The major problem we have is that officers do not respond when we hit out call buttons. . . Nobody ever comes to see what we want until we start kicking on the cell doors. There were several incidents where an inmate was feeling dizzy and pushing his cell button every couple of minutes. Nobody came. He passed out and we had to kick on the doors for about 20 minutes before anyone came.

Another member from the Close Custody population describes a similar incident:

An inmate’s back gave out on him and he fell to the floor. He started banging on the door with his brush for 15 minutes but no one came to check on him. So we started kicking on the doors, and kicked for almost an hour before an officer came. She looked in his cell and started laughing at him. She left and came back with another officer. She looked in at him again and laughed. They both left and came back with a sergeant, who looked at the inmate and said, “Why don’t you just do us all a favor and die.” Then the sergeant called nurse and they came and took him to Medical – after he’d laid on the floor for about an hour and 10 minutes. . .

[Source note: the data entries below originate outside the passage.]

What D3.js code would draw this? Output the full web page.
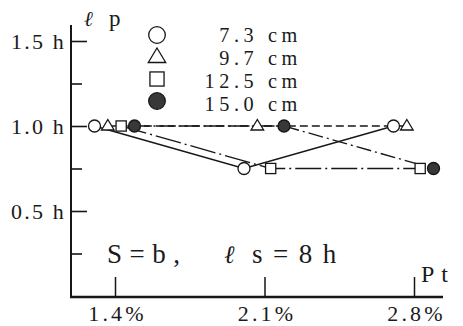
<!DOCTYPE html>
<html>
<head>
<meta charset="utf-8">
<script src="https://cdn.jsdelivr.net/npm/d3@7"></script>
<style>
  html, body { margin: 0; padding: 0; background: #fff; }
  svg { display: block; }
  text { font-family: "Liberation Serif", "DejaVu Serif", serif; fill: #1a1a1a; }
</style>
</head>
<body>
<svg id="chart" width="463" height="326"></svg>
<script>
// Pt (tensile reinforcement ratio, %) on x, lp (plastic hinge length, ×h) on y
const ptValues = [1.4, 2.1, 2.8];
const xTickLabels = ["1.4%", "2.1%", "2.8%"];
const seriesNames = ["7.3 cm", "9.7 cm", "12.5 cm", "15.0 cm"];
const lp73 = [1.0, 0.75, 1.0];
const lp97 = [1.0, 1.0, 1.0];
const lp125 = [1.0, 0.75, 0.75];
const lp150 = [1.0, 1.0, 0.75];
const yMajorTicks = [0.5, 1.0, 1.5];
const yMajorLabels = ["0.5 h", "1.0 h", "1.5 h"];
const yMinorTicks = [0.25, 0.75, 1.25];

const seriesValues = [lp73, lp97, lp125, lp150];
const markerKinds = ["circle", "triangle", "square", "disc"];
const dashes = [null, "8,4", "26,4,2,4", "15,4,2,4"];
const ink = "#161616";
const serif = "'Liberation Serif', 'DejaVu Serif', serif";

const svg = d3.select("#chart");

const x = d3.scaleLinear().domain([1.4, 2.8]).range([115, 414]);
const y = d3.scaleLinear().domain([0, 1.5]).range([296, 41]);
// small sideways spread so markers at the same Pt don't overlap
const spread = d3.scalePoint().domain(seriesNames).range([-20.5, 19.5]);

const axisX0 = 71, axisX1 = 443, axisY = y(0) + 1, axisTop = 25;

// axis lines
svg.append("line").attr("x1", axisX0).attr("x2", axisX0)
  .attr("y1", axisTop).attr("y2", axisY + 1)
  .attr("stroke", ink).attr("stroke-width", 2);
svg.append("line").attr("x1", axisX0 - 1).attr("x2", axisX1)
  .attr("y1", axisY).attr("y2", axisY)
  .attr("stroke", ink).attr("stroke-width", 2.6);

// y axis: major ticks with labels, minor ticks inward
const yMajor = d3.axisLeft(y).tickValues(yMajorTicks)
  .tickFormat((d, i) => yMajorLabels[i])
  .tickSizeInner(-16).tickSizeOuter(0).tickPadding(6);
const gyMaj = svg.append("g").attr("transform", `translate(${axisX0},0)`).call(yMajor);
gyMaj.attr("font-family", null);
gyMaj.select(".domain").remove();
gyMaj.selectAll(".tick line").attr("stroke", ink).attr("stroke-width", 1.6);
gyMaj.selectAll(".tick text")
  .attr("font-size", 22).attr("letter-spacing", 2.2).attr("fill", ink)
  .attr("dx", 1).attr("dy", "0.36em")
  .style("font-family", serif);

const yMinor = d3.axisLeft(y).tickValues(yMinorTicks)
  .tickFormat("").tickSizeInner(-11).tickSizeOuter(0);
const gyMin = svg.append("g").attr("transform", `translate(${axisX0},0)`).call(yMinor);
gyMin.select(".domain").remove();
gyMin.selectAll(".tick line").attr("stroke", ink).attr("stroke-width", 1.6);

// x axis: ticks pointing up, labels below
const xAxis = d3.axisBottom(x).tickValues(ptValues)
  .tickFormat((d, i) => xTickLabels[i])
  .tickSizeInner(-20).tickSizeOuter(0).tickPadding(7);
const gx = svg.append("g").attr("transform", `translate(0,${axisY})`).call(xAxis);
gx.attr("font-family", null);
gx.select(".domain").remove();
gx.selectAll(".tick line").attr("stroke", ink).attr("stroke-width", 1.5);
gx.selectAll(".tick text")
  .attr("font-size", 22).attr("letter-spacing", 3.2).attr("fill", ink)
  .attr("dx", 2).attr("dy", "0.78em")
  .style("font-family", serif);

// series lines
const line = d3.line()
  .x(d => x(d.pt) + spread(d.name))
  .y(d => y(d.v));

seriesNames.forEach((name, s) => {
  const pts = ptValues.map((pt, i) => ({ pt, v: seriesValues[s][i], name }));
  svg.append("path").datum(pts)
    .attr("d", line)
    .attr("fill", "none")
    .attr("stroke", ink)
    .attr("stroke-width", 1.35)
    .attr("stroke-dasharray", dashes[s]);
});

// marker drawing
function marker(g, kind, cx, cy, size) {
  if (kind === "circle" || kind === "disc") {
    g.append("circle").attr("cx", cx).attr("cy", cy).attr("r", size)
      .attr("fill", kind === "disc" ? "#383838" : "#fff")
      .attr("stroke", ink).attr("stroke-width", 1.3);
  } else if (kind === "triangle") {
    const h = size * 1.75, w = size * 2.1;
    g.append("path")
      .attr("d", `M${cx},${cy - h * 0.62} L${cx + w / 2},${cy + h * 0.38} L${cx - w / 2},${cy + h * 0.38} Z`)
      .attr("fill", "#fff").attr("stroke", ink).attr("stroke-width", 1.3);
  } else {
    const a = size * 1.7;
    g.append("rect").attr("x", cx - a / 2).attr("y", cy - a / 2)
      .attr("width", a).attr("height", a)
      .attr("fill", "#fff").attr("stroke", ink).attr("stroke-width", 1.3);
  }
}

const gm = svg.append("g");
seriesNames.forEach((name, s) => {
  ptValues.forEach((pt, i) => {
    marker(gm, markerKinds[s], x(pt) + spread(name), y(seriesValues[s][i]), 6);
  });
});

// legend
const legendRows = d3.scaleLinear().domain([0, 3]).range([35, 101]);
const gl = svg.append("g");
seriesNames.forEach((name, s) => {
  const cy = legendRows(s);
  marker(gl, markerKinds[s], 157, cy, 8.3);
});
const legendText = d3.scaleLinear().domain([0, 3]).range([42, 111]);
seriesNames.forEach((name, s) => {
  gl.append("text").attr("x", 302).attr("y", legendText(s))
    .attr("text-anchor", "end")
    .attr("font-size", 20.3).attr("letter-spacing", 4.6)
    .text(name);
});

// axis titles
svg.append("text").attr("x", 84).attr("y", 26)
  .attr("font-size", 21).attr("font-style", "italic")
  .style("font-family", "'DejaVu Serif', serif").text("ℓ");
svg.append("text").attr("x", 109).attr("y", 26)
  .attr("font-size", 23).text("p");

svg.append("text").attr("x", 421).attr("y", 282)
  .attr("font-size", 24).attr("letter-spacing", 7).text("Pt");

// test condition annotation
svg.append("text").attr("x", 107).attr("y", 263)
  .attr("font-size", 27).attr("letter-spacing", 7.5).text("S=b,");
svg.append("text").attr("x", 224).attr("y", 263)
  .attr("font-size", 25).attr("font-style", "italic")
  .style("font-family", "'DejaVu Serif', serif").text("ℓ");
svg.append("text").attr("x", 252).attr("y", 263)
  .attr("font-size", 27).attr("letter-spacing", 10.5).text("s=8h");
</script>
</body>
</html>
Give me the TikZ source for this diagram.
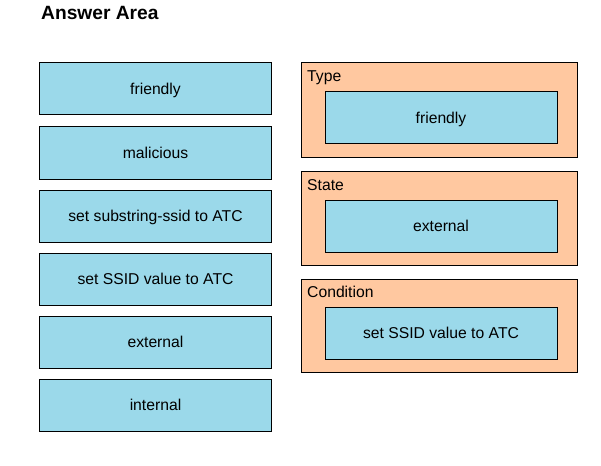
\documentclass[tikz,border=0pt]{standalone}
\usepackage{fontspec}
\setmainfont{Liberation Sans}
\definecolor{optblue}{RGB}{155,217,234}
\definecolor{areaorange}{RGB}{255,200,160}
\tikzset{
	optbox/.style={draw=black, line width=1pt, fill=optblue, minimum width=232pt, minimum height=52pt, inner sep=0pt, text height=11pt, text depth=0.4pt, font=\fontsize{15.7}{18}\selectfont},
	areabox/.style={draw=black, line width=1pt, fill=areaorange, minimum width=276pt, inner sep=0pt},
	arealabel/.style={anchor=base west, inner sep=0pt, font=\fontsize{15.7}{18}\selectfont}
}
\begin{document}
\begin{tikzpicture}[x=1pt, y=-1pt]
	\useasboundingbox (0, 0) rectangle (601, 465);
	\node[anchor=base west, inner sep=0pt, font=\bfseries\fontsize{19.2}{22}\selectfont] (title) at (41, 20) {Answer Area};
	% options
	\node[optbox] (friendly) at (155.5, 89) {friendly};
	\node[optbox] (malicious) at (155.5, 153) {malicious};
	\node[optbox] (substring) at (155.5, 216) {set substring-ssid to ATC};
	\node[optbox] (ssidvalue) at (155.5, 279) {set SSID value to ATC};
	\node[optbox] (external) at (155.5, 342) {external};
	\node[optbox] (internal) at (155.5, 405) {internal};
	% answer areas
	\node[areabox, minimum height=94pt] (type) at (439, 110) {};
	\node[arealabel] (typelabel) at (307, 82) {Type};
	\node[optbox] (typeanswer) at (441, 118) {friendly};
	\node[areabox, minimum height=94pt] (state) at (439, 218) {};
	\node[arealabel] (statelabel) at (307, 190) {State};
	\node[optbox] (stateanswer) at (441, 226) {external};
	\node[areabox, minimum height=93pt] (condition) at (439, 325.5) {};
	\node[arealabel] (conditionlabel) at (307, 297) {Condition};
	\node[optbox] (conditionanswer) at (441, 333) {set SSID value to ATC};
\end{tikzpicture}
\end{document}
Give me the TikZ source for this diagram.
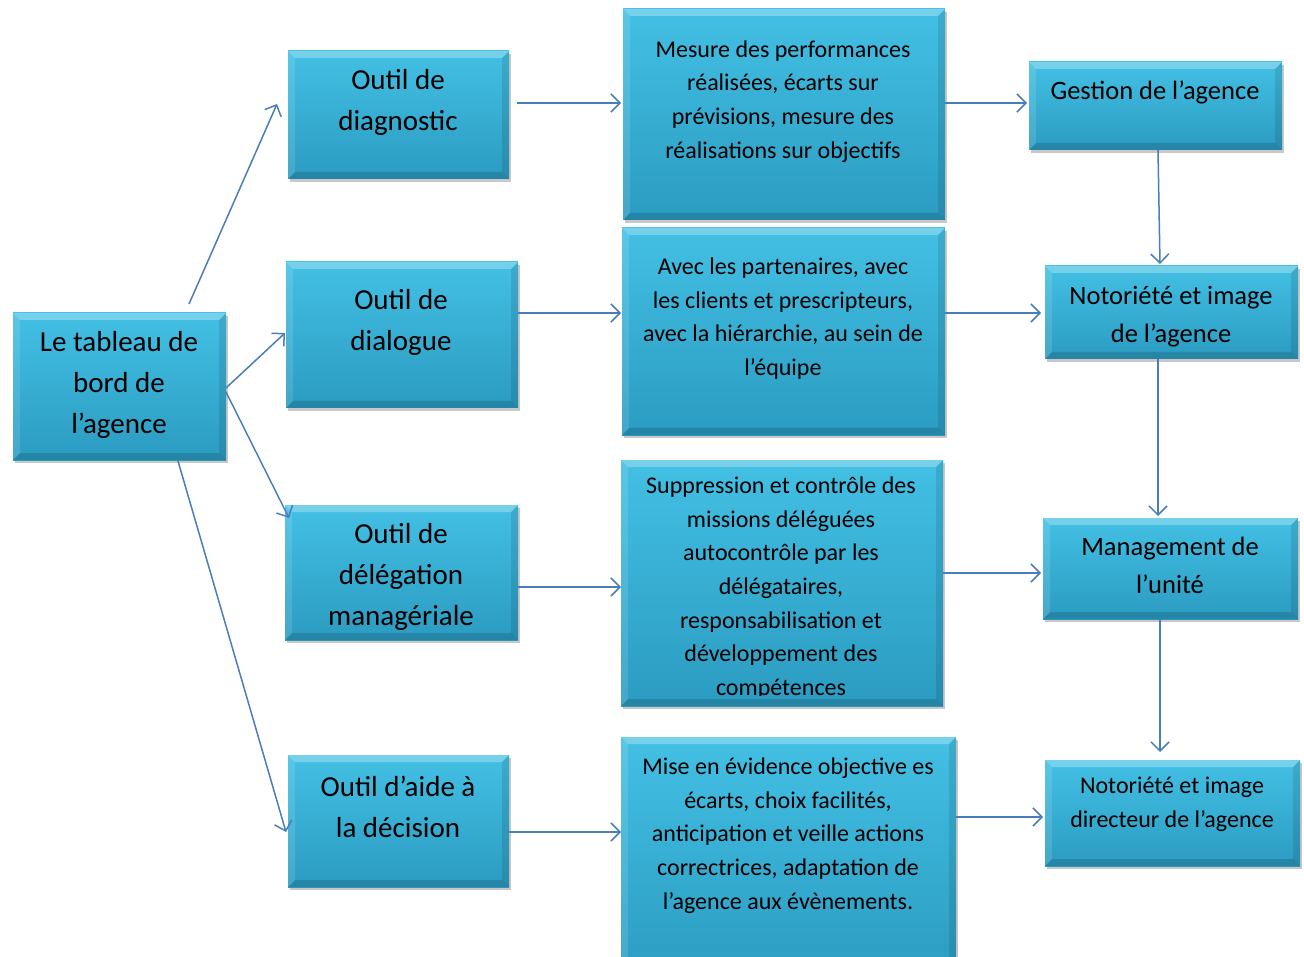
\documentclass[tikz,border=0pt]{standalone}
\usepackage{fontspec}
\setmainfont{Carlito}
\usetikzlibrary{arrows.meta,shadows}
\definecolor{boxtop}{HTML}{43C0E4}
\definecolor{boxbot}{HTML}{2B9BC1}
\definecolor{arrowblue}{HTML}{4A7EBB}
\tikzset{
  box/.style={rectangle, inner sep=0pt, outer sep=0pt,
    top color=boxtop, bottom color=boxbot,
    drop shadow={shadow xshift=2pt, shadow yshift=-3pt, opacity=0.3, fill=black!70},
    path picture={
      \coordinate (nw) at (path picture bounding box.north west);
      \coordinate (ne) at (path picture bounding box.north east);
      \coordinate (sw) at (path picture bounding box.south west);
      \coordinate (se) at (path picture bounding box.south east);
      \fill[white,opacity=0.28] (nw) -- (ne) -- ([shift={(-7pt,-7pt)}]ne) -- ([shift={(7pt,-7pt)}]nw) -- cycle;
      \fill[white,opacity=0.12] (nw) -- (sw) -- ([shift={(7pt,7pt)}]sw) -- ([shift={(7pt,-7pt)}]nw) -- cycle;
      \fill[black,opacity=0.14] (sw) -- (se) -- ([shift={(-7pt,7pt)}]se) -- ([shift={(7pt,7pt)}]sw) -- cycle;
      \fill[black,opacity=0.10] (ne) -- (se) -- ([shift={(-7pt,7pt)}]se) -- ([shift={(-7pt,-7pt)}]ne) -- cycle;
    }},
  bigtxt/.style={align=center, inner sep=0pt, font=\fontsize{29}{41}\selectfont},
  dtxt/.style={align=center, inner sep=0pt, font=\fontsize{26.5}{38.5}\selectfont},
  midtxt/.style={align=center, inner sep=0pt, font=\fontsize{24}{33.7}\selectfont},
  arr/.style={draw=arrowblue, line width=1.5pt, -{Straight Barb[length=9pt,width=18pt,line width=1.5pt]}},
}
\begin{document}
\begin{tikzpicture}[x=1pt,y=-1pt]
\clip (0,0) rectangle (1304,957);
\fill[white] (0,0) rectangle (1304,957);

% boxes
\node[box, minimum width=213pt, minimum height=147pt] (A) at (119.5,386.5) {};
\node[box, minimum width=221pt, minimum height=128pt] (B1) at (398.5,115) {};
\node[box, minimum width=232pt, minimum height=146pt] (B2) at (402,335) {};
\node[box, minimum width=233pt, minimum height=135pt] (B3) at (401.5,572.5) {};
\node[box, minimum width=221pt, minimum height=132pt] (B4) at (398.5,821) {};
\node[box, minimum width=322pt, minimum height=211pt] (C1) at (784,114.5) {};
\node[box, minimum width=323pt, minimum height=207pt] (C2) at (783.5,331.5) {};
\node[box, minimum width=322pt, minimum height=246pt] (C3) at (782,583) {};
\node[box, minimum width=335pt, minimum height=243pt] (C4) at (788.5,858.5) {};
\node[box, minimum width=253pt, minimum height=88pt] (D1) at (1155.5,106) {};
\node[box, minimum width=253pt, minimum height=93pt] (D2) at (1171.5,312.5) {};
\node[box, minimum width=255pt, minimum height=101pt] (D3) at (1170.5,568.5) {};
\node[box, minimum width=255pt, minimum height=106pt] (D4) at (1172.5,813) {};

% texts
\node[bigtxt] (At) at (119,384.5) {Le tableau de\\bord de\\l’agence};
\node[bigtxt] (B1t) at (398,102.5) {Outil de\\diagnostic};
\node[bigtxt] (B2t) at (401,322) {Outil de\\dialogue};
\node[bigtxt] (B3t) at (401,576.5) {Outil de\\délégation\\managériale};
\node[bigtxt] (B4t) at (398,807) {Outil d’aide à\\la décision};
\node[midtxt] (C1t) at (783,101.5) {Mesure des performances\\réalisées, écarts sur\\prévisions, mesure des\\réalisations sur objectifs};
\node[midtxt] (C2t) at (783,318.5) {Avec les partenaires, avec\\les clients et prescripteurs,\\avec la hiérarchie, au sein de\\l’équipe};
\begin{scope}
\clip (621,460) rectangle (943,695);
\node[midtxt] (C3t) at (781,588) {Suppression et contrôle des\\missions déléguées\\autocontrôle par les\\délégataires,\\responsabilisation et\\développement des\\compétences};
\end{scope}
\node[midtxt] (C4t) at (788,835.5) {Mise en évidence objective es\\écarts, choix facilités,\\anticipation et veille actions\\correctrices, adaptation de\\l’agence aux évènements.};
\node[dtxt] (D1t) at (1155,92.5) {Gestion de l’agence};
\node[dtxt] (D2t) at (1171,316.5) {Notoriété et image\\de l’agence};
\node[dtxt] (D3t) at (1170,565.5) {Management de\\l’unité};
\node[midtxt] (D4t) at (1172,804) {Notoriété et image\\directeur de l’agence};

% connectors
\draw[arr] ([shift={(69.5,-9)}]A.north) -- ([shift={(-11,-11)}]B1.west);
\draw[arr] ([shift={(0,1.5)}]A.east) -- ([shift={(-1,-2)}]B2.west);
\draw[arr] ([shift={(0,5.5)}]A.east) -- ([shift={(4,13)}]B3.north west);
\draw[arr] ([shift={(58.5,1)}]A.south) -- ([shift={(-2,11)}]B4.west);

\draw[arr] ([shift={(8,-12)}]B1.east) -- ([shift={(-2,-11.5)}]C1.west);
\draw[arr] ([shift={(0,-22)}]B2.east) -- ([shift={(-1,-18.5)}]C2.west);
\draw[arr] ([shift={(0,14.5)}]B3.east) -- ([shift={(0,4)}]C3.west);
\draw[arr] ([shift={(0,11)}]B4.east) -- ([shift={(0,-26.5)}]C4.west);

\draw[arr] ([shift={(0,-11.5)}]C1.east) -- ([shift={(-2,-3)}]D1.west);
\draw[arr] ([shift={(0,-18.5)}]C2.east) -- ([shift={(-4,0.5)}]D2.west);
\draw[arr] ([shift={(0,-10)}]C3.east) -- ([shift={(-2,4.5)}]D3.west);
\draw[arr] ([shift={(0,-41.5)}]C4.east) -- ([shift={(-2,4)}]D4.west);

\draw[arr] ([shift={(2.5,0)}]D1.south) -- ([shift={(-11.5,-2)}]D2.north);
\draw[arr] ([shift={(-13.5,0)}]D2.south) -- ([shift={(-12.5,-2)}]D3.north);
\draw[arr] ([shift={(-10.5,0)}]D3.south) -- ([shift={(-12.5,-8)}]D4.north);
\end{tikzpicture}
\end{document}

We’ve been asking why they are punishing 600 inmates for something four people were involved in. Those inmates were put in segregation, found guilty of their charges and punished for them. But so are we.

One man discusses a health condition with which he’s been diagnosed, yet is not being treated for:

Recently I was diagnosed with high blood pressure. For the last two and half weeks, my blood pressure hasn’t been checked and I haven’t received my medication to treat it.

Another man writes of problems he has had sending and receiving mail:

Due to the lockdown, I wrote a grievance to the North Carolina Department of Public Safety and mailed it to them on 2/20/14, so I thought. . . But it was opened, taken out of the stamped envelope and signed by the unit manager and the screening officer and returned to me almost a month later. Before my grievance was returned, my mail started coming in late after mail had already been passed out and sometimes not until the next morning. Then I would either not receive mail or it would come looking like it’d been deliberately cut up. . .

He closes his letter:

I have not seen my family since my trial ended and I would love to see them. . . No religious services, no visits, no type of outside activity, no books from the library, no school – all this, for no reason. . . I, along with other inmates, are being punished for no reason at all. I have not caused any trouble and do not deserve this cruel and unusual punishment, which is a violation of my Eighth Amendment rights.

Another prisoner describes the disturbing situation, emphasizing that the deprivations faced by these men are unwarranted:

To think violence or disrespect is right? That is exactly what they’re doing to us: Disrespecting us and violating us as human beings. We don’t get to stretch our muscles, we don’t get any sunlight. . . We are treated like M-con status inmates, and we haven’t done anything to deserve it. . . They tell our families that they are understaffed, but that isn’t our problem. We are imprisoned inside a prison. . . We have been on lockdown since December 28, 2013, and enough is enough.

Since these letters were written to Solitary Watch, Scotland Correctional Institution has modified the conditions of confinement in Close Custody. According to people held at the prison, the men are now allowed out of their cells twice a day for approximately for two hours and allowed outside for recreation for one hour twice a week. However, they have not resumed hot meals or any religious services for people held in the unit.